AIM OF THE EXERCISE - Gather up every line from the entries below that uses the word "with".

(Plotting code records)
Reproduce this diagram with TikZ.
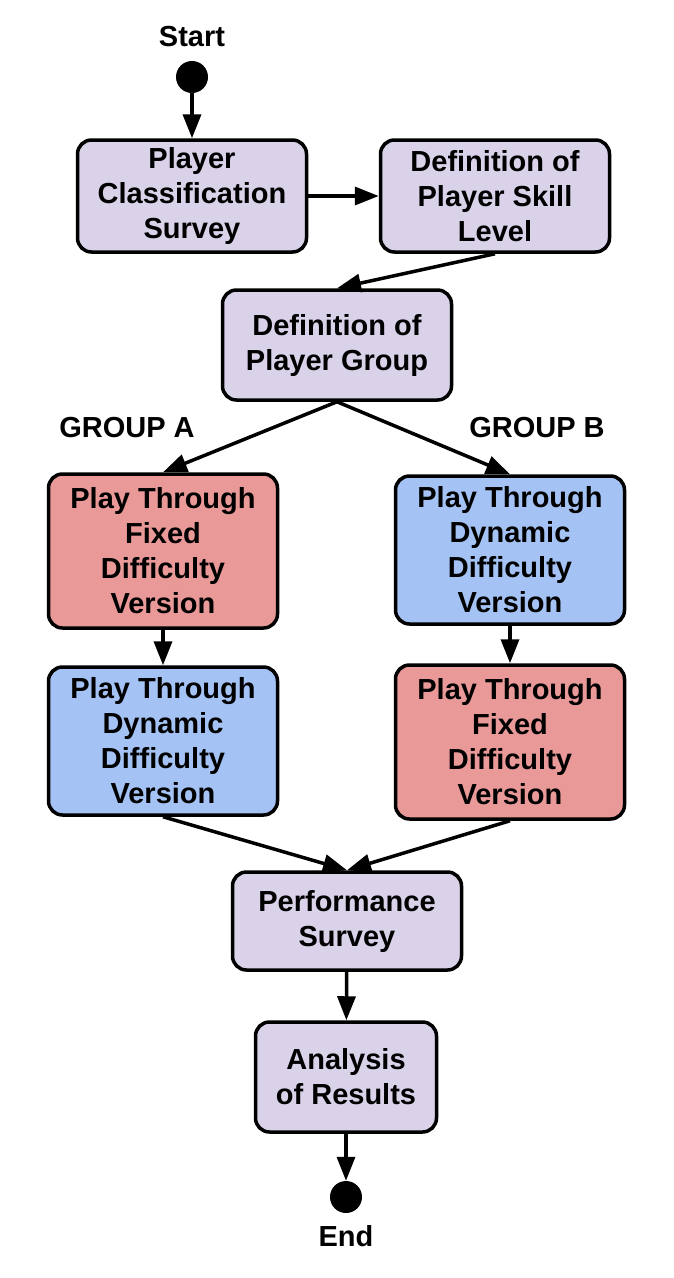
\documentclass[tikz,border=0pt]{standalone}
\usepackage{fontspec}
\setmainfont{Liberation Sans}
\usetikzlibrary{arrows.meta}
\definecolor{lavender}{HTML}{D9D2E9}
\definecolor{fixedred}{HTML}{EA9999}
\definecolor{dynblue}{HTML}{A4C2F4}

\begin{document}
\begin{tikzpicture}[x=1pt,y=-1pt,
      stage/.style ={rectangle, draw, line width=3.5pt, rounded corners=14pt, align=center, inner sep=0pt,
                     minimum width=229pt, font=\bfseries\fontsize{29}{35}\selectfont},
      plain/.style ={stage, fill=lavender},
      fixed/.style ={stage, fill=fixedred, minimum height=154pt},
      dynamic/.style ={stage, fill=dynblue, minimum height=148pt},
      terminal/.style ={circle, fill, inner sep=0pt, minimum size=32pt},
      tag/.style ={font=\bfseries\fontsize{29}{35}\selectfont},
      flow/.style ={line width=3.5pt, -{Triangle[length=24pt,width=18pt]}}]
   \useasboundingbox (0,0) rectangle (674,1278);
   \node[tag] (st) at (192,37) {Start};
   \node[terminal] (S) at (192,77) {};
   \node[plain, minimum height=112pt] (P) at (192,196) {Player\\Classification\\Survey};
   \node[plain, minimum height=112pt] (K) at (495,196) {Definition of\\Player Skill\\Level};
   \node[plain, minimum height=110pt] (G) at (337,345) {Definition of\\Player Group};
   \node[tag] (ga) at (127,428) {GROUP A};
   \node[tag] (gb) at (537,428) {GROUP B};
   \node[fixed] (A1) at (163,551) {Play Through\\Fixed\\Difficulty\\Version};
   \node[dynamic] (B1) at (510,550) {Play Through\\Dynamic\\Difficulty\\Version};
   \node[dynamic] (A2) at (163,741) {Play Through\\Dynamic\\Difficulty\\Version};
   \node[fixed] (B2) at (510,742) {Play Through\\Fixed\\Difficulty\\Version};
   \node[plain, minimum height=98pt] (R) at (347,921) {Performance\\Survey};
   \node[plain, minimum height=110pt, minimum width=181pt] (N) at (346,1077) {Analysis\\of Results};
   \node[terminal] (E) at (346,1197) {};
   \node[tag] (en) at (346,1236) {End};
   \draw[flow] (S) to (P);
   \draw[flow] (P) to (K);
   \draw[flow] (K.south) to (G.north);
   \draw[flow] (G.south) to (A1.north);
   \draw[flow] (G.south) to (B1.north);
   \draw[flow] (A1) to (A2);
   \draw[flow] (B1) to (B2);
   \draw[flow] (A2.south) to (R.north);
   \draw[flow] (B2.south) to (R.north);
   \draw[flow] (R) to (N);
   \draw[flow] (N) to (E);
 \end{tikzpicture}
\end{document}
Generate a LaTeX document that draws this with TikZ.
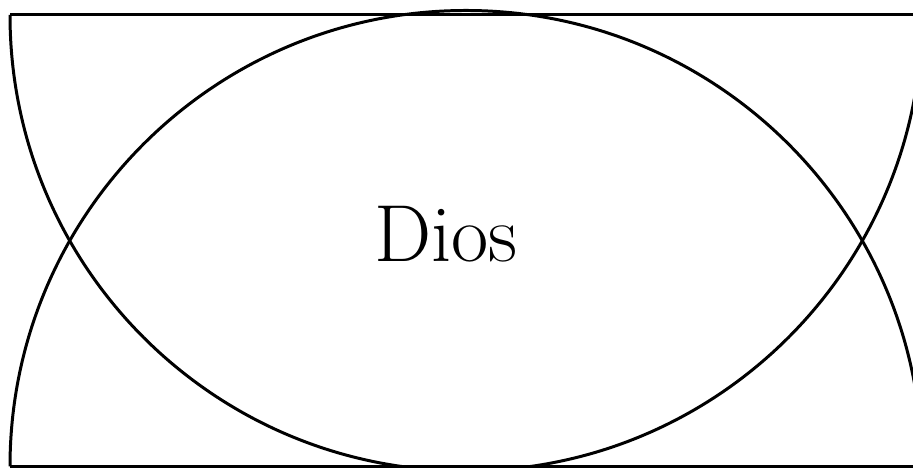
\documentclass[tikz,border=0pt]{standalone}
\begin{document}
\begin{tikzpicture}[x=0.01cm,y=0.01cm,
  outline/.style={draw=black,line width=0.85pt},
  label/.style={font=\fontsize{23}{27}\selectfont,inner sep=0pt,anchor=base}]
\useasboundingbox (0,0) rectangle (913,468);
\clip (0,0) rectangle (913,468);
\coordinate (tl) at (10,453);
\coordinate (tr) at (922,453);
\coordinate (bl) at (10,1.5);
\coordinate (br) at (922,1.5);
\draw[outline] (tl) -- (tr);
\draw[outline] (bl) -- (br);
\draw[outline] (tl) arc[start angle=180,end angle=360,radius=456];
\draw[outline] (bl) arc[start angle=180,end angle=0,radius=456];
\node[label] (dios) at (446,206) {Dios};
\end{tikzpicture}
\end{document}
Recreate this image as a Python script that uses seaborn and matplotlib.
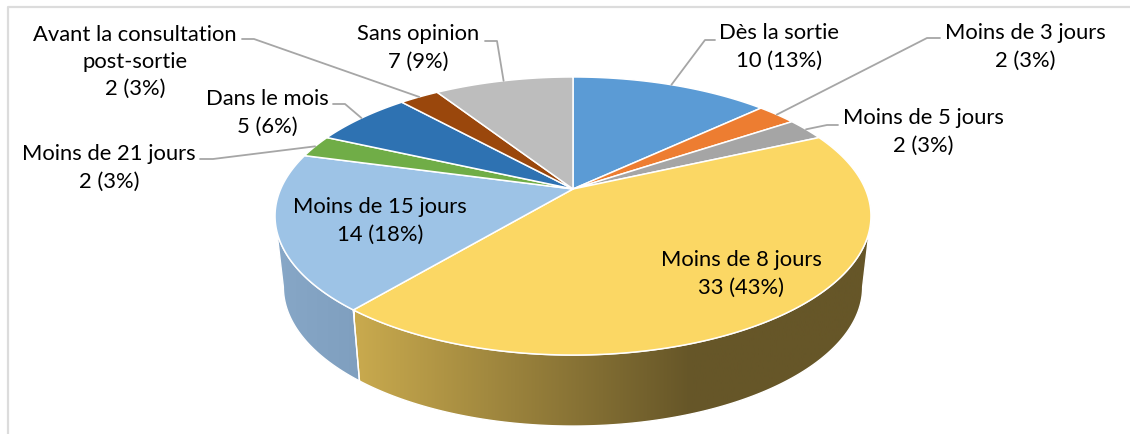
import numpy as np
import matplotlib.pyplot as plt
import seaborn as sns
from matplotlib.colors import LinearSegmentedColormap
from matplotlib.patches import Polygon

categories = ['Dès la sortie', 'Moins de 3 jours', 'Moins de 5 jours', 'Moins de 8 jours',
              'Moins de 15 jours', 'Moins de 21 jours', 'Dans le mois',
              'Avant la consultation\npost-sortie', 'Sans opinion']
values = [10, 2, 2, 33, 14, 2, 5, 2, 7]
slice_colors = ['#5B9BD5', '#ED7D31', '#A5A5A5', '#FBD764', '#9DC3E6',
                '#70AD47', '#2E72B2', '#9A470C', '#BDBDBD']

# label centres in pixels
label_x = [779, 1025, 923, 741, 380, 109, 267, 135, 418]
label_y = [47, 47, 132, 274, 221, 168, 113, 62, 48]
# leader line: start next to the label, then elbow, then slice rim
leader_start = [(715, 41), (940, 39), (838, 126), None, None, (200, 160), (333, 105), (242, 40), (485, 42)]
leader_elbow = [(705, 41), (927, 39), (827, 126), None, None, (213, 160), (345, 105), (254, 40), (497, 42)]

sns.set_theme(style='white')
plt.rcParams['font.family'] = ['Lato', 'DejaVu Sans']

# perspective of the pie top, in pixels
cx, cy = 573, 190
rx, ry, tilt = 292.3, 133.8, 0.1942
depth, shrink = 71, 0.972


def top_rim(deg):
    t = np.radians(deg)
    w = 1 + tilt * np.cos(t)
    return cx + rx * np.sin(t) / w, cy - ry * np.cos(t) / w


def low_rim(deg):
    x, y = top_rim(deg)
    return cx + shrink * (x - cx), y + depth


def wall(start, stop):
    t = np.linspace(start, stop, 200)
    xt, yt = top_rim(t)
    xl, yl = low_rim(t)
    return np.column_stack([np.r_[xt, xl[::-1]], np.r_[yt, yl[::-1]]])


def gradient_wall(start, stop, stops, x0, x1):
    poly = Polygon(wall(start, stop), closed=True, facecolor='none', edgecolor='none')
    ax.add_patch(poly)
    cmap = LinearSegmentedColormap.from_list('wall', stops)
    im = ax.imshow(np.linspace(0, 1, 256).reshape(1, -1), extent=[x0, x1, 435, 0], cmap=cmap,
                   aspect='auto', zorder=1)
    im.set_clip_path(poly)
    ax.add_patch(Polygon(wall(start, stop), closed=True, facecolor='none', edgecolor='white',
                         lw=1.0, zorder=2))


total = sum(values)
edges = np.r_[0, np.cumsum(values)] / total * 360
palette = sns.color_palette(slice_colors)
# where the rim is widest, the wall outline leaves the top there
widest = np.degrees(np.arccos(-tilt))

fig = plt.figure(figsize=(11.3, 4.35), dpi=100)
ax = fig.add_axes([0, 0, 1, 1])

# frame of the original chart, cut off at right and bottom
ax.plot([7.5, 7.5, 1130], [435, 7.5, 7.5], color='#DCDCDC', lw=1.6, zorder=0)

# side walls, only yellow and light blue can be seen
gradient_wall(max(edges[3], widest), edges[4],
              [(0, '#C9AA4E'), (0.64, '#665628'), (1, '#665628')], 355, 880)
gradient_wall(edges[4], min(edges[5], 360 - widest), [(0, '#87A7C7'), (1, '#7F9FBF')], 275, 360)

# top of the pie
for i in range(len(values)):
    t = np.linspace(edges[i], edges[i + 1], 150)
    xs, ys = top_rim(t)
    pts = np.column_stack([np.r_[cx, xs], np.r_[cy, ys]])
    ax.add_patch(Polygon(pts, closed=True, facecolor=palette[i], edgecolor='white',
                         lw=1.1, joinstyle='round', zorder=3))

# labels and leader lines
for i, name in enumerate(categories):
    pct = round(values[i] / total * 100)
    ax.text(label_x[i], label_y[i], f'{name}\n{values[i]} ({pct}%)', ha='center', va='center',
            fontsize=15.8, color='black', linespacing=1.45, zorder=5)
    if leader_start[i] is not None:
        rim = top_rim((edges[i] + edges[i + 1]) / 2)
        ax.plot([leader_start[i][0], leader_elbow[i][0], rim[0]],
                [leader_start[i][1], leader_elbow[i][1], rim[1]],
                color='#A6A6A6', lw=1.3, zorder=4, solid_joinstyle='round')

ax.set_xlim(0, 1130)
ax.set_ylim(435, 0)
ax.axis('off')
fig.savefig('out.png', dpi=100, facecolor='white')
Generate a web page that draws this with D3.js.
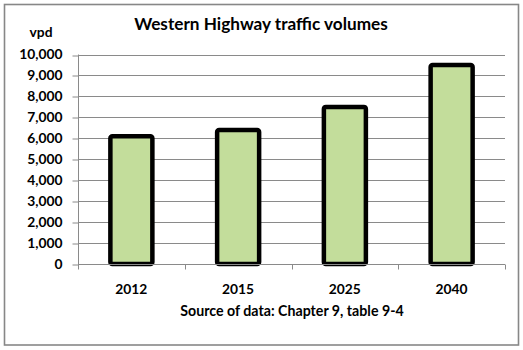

THE COMPLETED TASK -
Reproduce this diagram with TikZ.
Generate a LaTeX document that draws this with TikZ.
Generate a web page that draws this with D3.js.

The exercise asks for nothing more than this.